New novel “Dirt Road” is the first book I’ve read by Scottish writer James Kelman. It may not be representative of his usual work as I believe he has a reputation for writing novels that invoke Glaswegian patterns of speech which make it difficult for people unfamiliar with this dialect to understand. His Booker Prize winning novel “How Late It Was, How Late” was surrounded by controversy for its frequent use of bad language, but Kelman responded to these objections saying he was honouring and representing how working class people in Glasgow actually speak. “Dirt Road” features both Scottish and American Southern dialect because the story is about a US road trip, but it’s very readable and easy to understand. This emotionally affecting story closely follows the experiences of Scottish teenager Murdo as he and his father visit relatives in Alabama shortly after his mother died of cancer.

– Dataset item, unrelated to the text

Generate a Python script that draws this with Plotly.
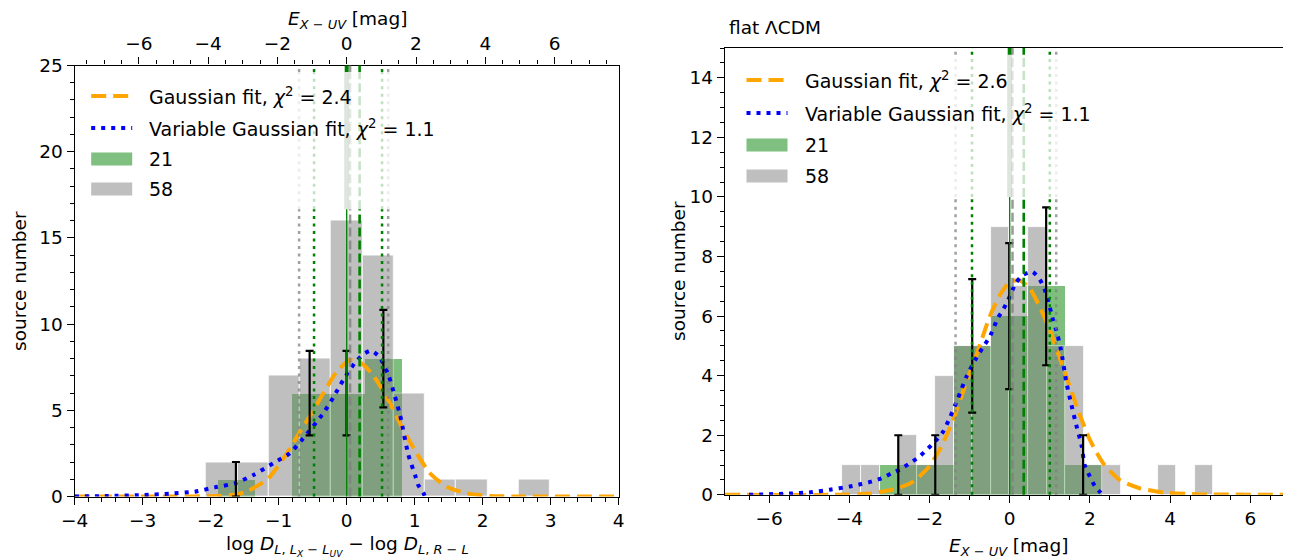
import plotly.graph_objects as go

# The page body has an 8px default margin, so the figure is laid out in screen pixels
# and shifted back by that offset.
SCREEN_W, SCREEN_H = 1291, 560
OFF = 8
W, H = SCREEN_W - OFF, SCREEN_H - OFF
FONT = "DejaVu Sans"
FS = 18.5
FS_LEG = 19

# ---------------- data: left panel (log D) ----------------
left_gray_edges = [-2.07, -1.61, -1.15, -0.69, -0.23, 0.23, 0.69, 1.15, 1.61, 2.07, 2.53, 2.99]
left_gray_counts = [2, 2, 7, 8, 16, 14, 6, 1, 1, 0, 1]
left_green_edges = [-1.90, -1.358, -0.816, -0.274, 0.268, 0.81]
left_green_counts = [1, 0, 6, 6, 8]
left_green_err = [1.0, 0.0, 2.45, 2.45, 2.83]

left_gauss_x = [-4.0, -2.5, -2.0, -1.62, -1.447, -1.153, -0.88, -0.687, -0.515, -0.344, -0.147,
                0.049, 0.22, 0.368, 0.515, 0.662, 0.832, 1.03, 1.225, 1.47, 1.76, 2.11, 2.5, 4.0]
left_gauss_y = [0, 0, 0.02, 0.12, 0.33, 1.05, 2.5, 3.76, 4.83, 5.99, 7.24,
                7.92, 7.72, 7.14, 6.27, 5.21, 3.86, 2.5, 1.35, 0.57, 0.19, 0.03, 0, 0]
left_vgauss_x = [-4.0, -3.5, -3.0, -2.6, -2.23, -1.94, -1.64, -1.37, -1.08, -0.84, -0.64, -0.344,
                 -0.197, -0.05, 0.122, 0.245, 0.357, 0.48, 0.613, 0.71, 0.784, 0.907, 1.005, 1.05, 1.13, 1.15]
left_vgauss_y = [0.0, 0.03, 0.08, 0.17, 0.28, 0.53, 0.77, 1.25, 1.93, 2.5, 3.37, 4.83,
                 5.75, 6.76, 7.76, 8.25, 8.46, 8.11, 7.05, 5.79, 4.73, 2.41, 1.25, 0.67, 0.19, 0.0]
left_vlines = [(-0.70, "gray_dot"), (-0.48, "green_dot"), (0.0, "green_solid"), (0.05, "gray_dash"),
               (0.19, "green_dash"), (0.52, "green_dot"), (0.61, "gray_dot")]

# ---------------- data: right panel (E_X-UV) ----------------
right_gray_edges = [-4.17, -3.7075, -3.245, -2.7825, -2.32, -1.8575, -1.395, -0.9325, -0.47, -0.0075,
                    0.455, 0.9175, 1.38, 1.8425, 2.305, 2.7675, 3.23, 3.6925, 4.155, 4.6175, 5.08]
right_gray_counts = [1, 1, 0, 2, 1, 4, 5, 5, 9, 7, 9, 5, 5, 1, 1, 0, 0, 1, 0, 1]
right_green_edges = [-3.24, -2.318, -1.396, -0.474, 0.448, 1.37, 2.292]
right_green_counts = [1, 1, 5, 6, 7, 1]
right_green_err = [1.0, 1.0, 2.24, 2.45, 2.65, 1.0]

right_gauss_x = [-7.1, -4.5, -3.49, -2.83, -2.41, -2.04, -1.75, -1.41, -1.12, -0.83, -0.5, -0.25, 0.0,
                 0.25, 0.5, 0.75, 1.0, 1.25, 1.5, 1.75, 2.0, 2.33, 2.74, 3.24, 3.82, 4.65, 7.0]
right_gauss_y = [0, 0.0, 0.04, 0.2, 0.44, 0.9, 1.5, 2.51, 3.63, 4.69, 5.98, 6.7, 7.15,
                 7.2, 6.93, 6.31, 5.53, 4.58, 3.63, 2.68, 1.84, 1.06, 0.5, 0.22, 0.08, 0.02, 0]
right_vgauss_x = [-6.5, -6.0, -5.5, -5.0, -4.49, -3.99, -3.7, -3.45, -3.2, -2.95, -2.74, -2.49, -2.28,
                  -2.08, -1.87, -1.66, -1.5, -1.29, -1.08, -0.83, -0.67, -0.5, -0.29, -0.17, -0.04,
                  0.15, 0.33, 0.566, 0.75, 0.87, 0.95, 1.08, 1.16, 1.28, 1.41, 1.54, 1.66, 1.79, 1.87,
                  2.0, 2.12, 2.26, 2.3]
right_vgauss_y = [0.0, 0.02, 0.04, 0.08, 0.17, 0.28, 0.36, 0.44, 0.55, 0.72, 0.85, 1.06, 1.25,
                  1.5, 1.78, 2.12, 2.57, 3.24, 3.96, 4.6, 4.95, 5.3, 5.95, 6.2, 6.54,
                  7.1, 7.38, 7.49, 7.23, 6.9, 6.56, 5.87, 5.53, 4.86, 3.8, 3.01, 2.34, 1.67, 1.0,
                  0.61, 0.3, 0.08, 0.0]
right_vlines = [(-1.35, "gray_dot"), (-0.94, "green_dot"), (0.0, "green_solid"), (0.07, "gray_dash"),
                (0.35, "green_dash"), (1.0, "green_dot"), (1.16, "gray_dot")]

legend_left = ["Gaussian fit, <i>χ</i><sup>2</sup> = 2.4", "Variable Gaussian fit, <i>χ</i><sup>2</sup> = 1.1", "21", "58"]
legend_right = ["Gaussian fit, <i>χ</i><sup>2</sup> = 2.6", "Variable Gaussian fit, <i>χ</i><sup>2</sup> = 1.1", "21", "58"]

# ---------------- geometry (screen pixels) ----------------
L = dict(x0=74.7, x1=618.7, y0=496.5, y1=65.5)   # left axes box
R = dict(x0=725.0, x1=1290.4, y0=494.8, y1=48.0)  # right axes box

def px(x):
    return (x - OFF) / W

def py(y):
    return 1 - (y - OFF) / H

def centers(edges):
    return [(a + b) / 2 for a, b in zip(edges[:-1], edges[1:])]

def widths(edges):
    return [b - a for a, b in zip(edges[:-1], edges[1:])]

fig = go.Figure()

def add_panel(xa, ya, g_edges, g_counts, g_err, k_edges, k_counts, gx, gy, vx, vy):
    fig.add_trace(go.Bar(x=centers(g_edges), y=g_counts, width=widths(g_edges),
                         marker=dict(color="green", line=dict(width=0)), opacity=0.5,
                         xaxis=xa, yaxis=ya, showlegend=False))
    fig.add_trace(go.Bar(x=centers(k_edges), y=k_counts, width=widths(k_edges),
                         marker=dict(color="gray", line=dict(color="white", width=0.8)), opacity=0.5,
                         xaxis=xa, yaxis=ya, showlegend=False))
    fig.add_trace(go.Scatter(x=gx, y=gy, mode="lines", xaxis=xa, yaxis=ya, showlegend=False,
                             line=dict(color="orange", width=4, dash="15px,7px", shape="spline", smoothing=0.6)))
    fig.add_trace(go.Scatter(x=vx, y=vy, mode="lines", xaxis=xa, yaxis=ya, showlegend=False,
                             line=dict(color="blue", width=4, dash="4px,6px", shape="spline", smoothing=0.6)))
    cy = [c if c > 0 else None for c in g_counts]
    fig.add_trace(go.Scatter(x=centers(g_edges), y=cy, mode="markers", xaxis=xa, yaxis=ya, showlegend=False,
                             marker=dict(size=1, opacity=0),
                             error_y=dict(type="data", array=g_err, color="black", thickness=2.2, width=4)))

add_panel("x", "y", left_green_edges, left_green_counts, left_green_err,
          left_gray_edges, left_gray_counts, left_gauss_x, left_gauss_y, left_vgauss_x, left_vgauss_y)
add_panel("x3", "y3", right_green_edges, right_green_counts, right_green_err,
          right_gray_edges, right_gray_counts, right_gauss_x, right_gauss_y, right_vgauss_x, right_vgauss_y)
# top axis carrier (no marks)
fig.add_trace(go.Scatter(x=[], y=[], xaxis="x2", yaxis="y", showlegend=False))

STY = {
    "gray_dot": dict(dark="rgba(128,128,128,0.75)", faint="rgba(128,128,128,0.15)", width=2.5, dash="3px,4.5px"),
    "green_dot": dict(dark="green", faint="rgba(0,128,0,0.25)", width=2.5, dash="3px,4.5px"),
    "green_dash": dict(dark="green", faint="rgba(0,128,0,0.22)", width=2.6, dash="9px,4px"),
    "gray_dash": dict(dark="rgba(128,128,128,0.8)", faint="rgba(128,128,128,0.2)", width=2.5, dash="9px,4px"),
    "green_solid": dict(dark="green", faint="rgba(120,150,120,0.25)", width=1.3, dash="solid"),
}

shapes = []
def vlines(xref, yref, lines):
    for xv, kind in lines:
        s = STY[kind]
        segs = [(0.0, 2 / 3, s["dark"], s["width"]), (2 / 3, 0.985, s["faint"], s["width"] if kind != "green_solid" else 5),
                (0.985, 1.0, s["dark"], s["width"] if kind != "green_solid" else 4)]
        for a, b, col, wd in segs:
            shapes.append(dict(type="line", xref=xref, yref=yref + " domain", x0=xv, x1=xv, y0=a, y1=b,
                               line=dict(color=col, width=wd, dash=s["dash"]), layer="above"))

vlines("x", "y", left_vlines)
vlines("x3", "y3", right_vlines)

annotations = []
def legend(box, labels, rows, dx=0):
    sx0 = box["x0"] + 16.5 + dx
    sx1 = sx0 + 41
    tx = sx1 + 15
    styles = [("line", "orange", "15px,7px"), ("line", "blue", "4px,6px"),
              ("rect", "#7fbf7f", None), ("rect", "#bfbfbf", None)]
    for (kind, col, dash), lab, ry in zip(styles, labels, rows):
        if kind == "line":
            shapes.append(dict(type="line", xref="paper", yref="paper", x0=px(sx0), x1=px(sx1),
                               y0=py(ry), y1=py(ry), line=dict(color=col, width=4, dash=dash)))
        else:
            shapes.append(dict(type="rect", xref="paper", yref="paper", x0=px(sx0), x1=px(sx1),
                               y0=py(ry + 6.5), y1=py(ry - 6.5), fillcolor=col, line=dict(width=0)))
        annotations.append(dict(text=lab, xref="paper", yref="paper", x=px(tx), y=py(ry), xanchor="left",
                                yanchor="middle", showarrow=False, font=dict(family=FONT, size=FS_LEG, color="black")))

legend(L, legend_left, [96, 128, 159, 189])
legend(R, legend_right, [80, 113, 145, 176], dx=5)

def ann(text, x, y, angle=0, xanchor="center"):
    annotations.append(dict(text=text, xref="paper", yref="paper", x=px(x), y=py(y), xanchor=xanchor,
                            yanchor="middle", showarrow=False, textangle=angle,
                            font=dict(family=FONT, size=FS, color="black")))

ann("source number", 19, 281, -90)
ann("source number", 678, 271, -90)
ann("log <i>D</i><sub><i>L</i>, <i>L</i><sub><i>X</i></sub> − <i>L</i><sub><i>UV</i></sub></sub> − log <i>D</i><sub><i>L</i>, <i>R</i> − <i>L</i></sub>", 347, 546)
ann("<i>E</i><sub><i>X</i> − <i>UV</i></sub> [mag]", 347, 19.5)
ann("<i>E</i><sub><i>X</i> − <i>UV</i></sub> [mag]", 1008, 547)
ann("flat ΛCDM", R["x0"] + 2, 27, xanchor="left")

tickfont = dict(family=FONT, size=FS, color="black")
common = dict(showgrid=False, zeroline=False, showline=True, linecolor="black", linewidth=1.3,
              ticks="outside", ticklen=7, tickwidth=1.3, tickcolor="black", tickfont=tickfont,
              automargin=False)

def minor(d):
    return dict(dtick=d, ticks="outside", ticklen=4, tickwidth=1, tickcolor="black", showgrid=False)

fig.update_layout(
    width=W, height=H, margin=dict(l=0, r=0, t=0, b=0, autoexpand=False),
    paper_bgcolor="white", plot_bgcolor="white", barmode="overlay", bargap=0,
    showlegend=False, font=dict(family=FONT, size=FS, color="black"),
    xaxis=dict(domain=[px(L["x0"]), px(L["x1"])], anchor="y", range=[-4, 4], tick0=0, dtick=1,
               minor=minor(0.2), mirror=False, **common),
    xaxis2=dict(overlaying="x", side="top", anchor="y", range=[-7.85, 7.85], tick0=0, dtick=2,
                minor=minor(0.5), **common),
    yaxis=dict(domain=[py(L["y0"]), py(L["y1"])], anchor="x", range=[0, 25], tick0=0, dtick=5,
               minor=minor(1), mirror=True, **common),
    xaxis3=dict(domain=[px(R["x0"]), min(1.0, px(R["x1"]))], anchor="y3", range=[-7.1, 7.0], tick0=0, dtick=2,
                minor=minor(0.5), mirror=True, **common),
    yaxis3=dict(domain=[py(R["y0"]), py(R["y1"])], anchor="x3", range=[0, 15], tick0=0, dtick=2,
                minor=minor(0.5), mirror=True, **common),
    shapes=shapes, annotations=annotations,
)

fig.write_html("out.html")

I’ve find it can take a while to get into novels that are so embedded in the moment to moment thoughts and feelings of their protagonists. It can feel at times like a chaotic accumulation of superfluous detail and tedious observations. It’s a testament to the skill of Kelman’s writing that I was surprised to find after fifty pages or so how mesmerising this narrative became and how close I felt to Murdo as he navigates a country that is bewildering and foreign to him. What’s more, his position of naivety gives a fresh perspective on social, national, racial and economic divisions within society highlighting their ridiculousness. In the middle of the novel, Murdo and his father Tom travel with an aunt and uncle to an American Scottish festival. The dress and activities on display here are a strange simulacrum of outdated traditions and are out of sync with modern Scottish sensibilities. It makes for funny scenes but it also feels like this contrast between the idea of a unified national character and actual Scottish characters make a poignant and timely statement about how national identity is porous and changeable. Kelman isn’t mocking the sense of community that festivals like this give, but he shows how they are more about the idea of a nation rather than truly representing the evolving complex reality of a nation.
Murdo is a talented accordion player and his teenage passion for this musical art form is poignantly rendered. He tries to explain to his father how he’s not academically gifted in the traditional sense, but gets a sensory education from listening to music: “Just hearing it the way I’m hearing it, it’s like learning, although I’m just listening like I hear it and I learn it. It’s just the way I do it Dad so I mean that’s just how it is.” When Murdo encounters attractive girl Sarah and her grandmother Queen Monzee-ay who is locally famous for her Zydeco music, the impressionable boy is strongly drawn to playing alongside them and joining this charismatic group of performers. Naturally, his father is protective and wary of his son setting out with bands of musicians when he’s still only sixteen and not an American citizen.
At the heart of the novel is how Murdo and his father Tom’s relationship changes as they learn how to live without the mother and Murdo’s sister Eilidh who died many years ago. I can’t help but feel Kelman must have been inspired by Cormac McCarthy’s “The Road” in some way because of the novel’s title and the emotionally fragile father-son relationship it portrays as they travel together without a mother. When I think of McCarthy’s post-apocalyptic novel I’m immediately reminded of the chilling horror it portrays, but my more lasting impression is the bond shown between a man and his son. It’s a tricky thing to do especially because many men conform to their gender roles and don’t often openly discuss emotion. The same is true in “Dirt Road” where Tom spends a lot of time reading on his own while Murdo likes to escape to his aunt’s basement to listen to music in solitude. Conversations between them are short and to the point. Details about the emotional discord created by the mother’s death are gradually revealed, especially how Murdo was placed in a caring position for his father. He thinks with resentment: “The son shouldn’t have to feel sorry for the father. Jesus didn’t feel sorry for God.” But their experiences together during their journey create a more harmonious bond and mutual respect for each other.
Kelman is attentive to small differences in customs and behaviour making America strange to this Scottish boy such as the way tax is only added at the point of sale, the way many Americans use fork and knives differently from Europeans and the social separation between racial groups that exists in parts of the American south. It makes for atmospheric reading as it is so finely filtered through the sharply observed perspective of a sensitive teenage boy. Equally strong is the way Murdo is bewildered by his own changing identity as he builds a sense of self out of his interactions with other people: “Ye look in the mirror and see other people. Because they are seeing you.” This is an impactful story about a damaged father and son building a connection and respect for each other amidst their lingering grief, but it is also about how artificial lines of division break down when real connections are formed.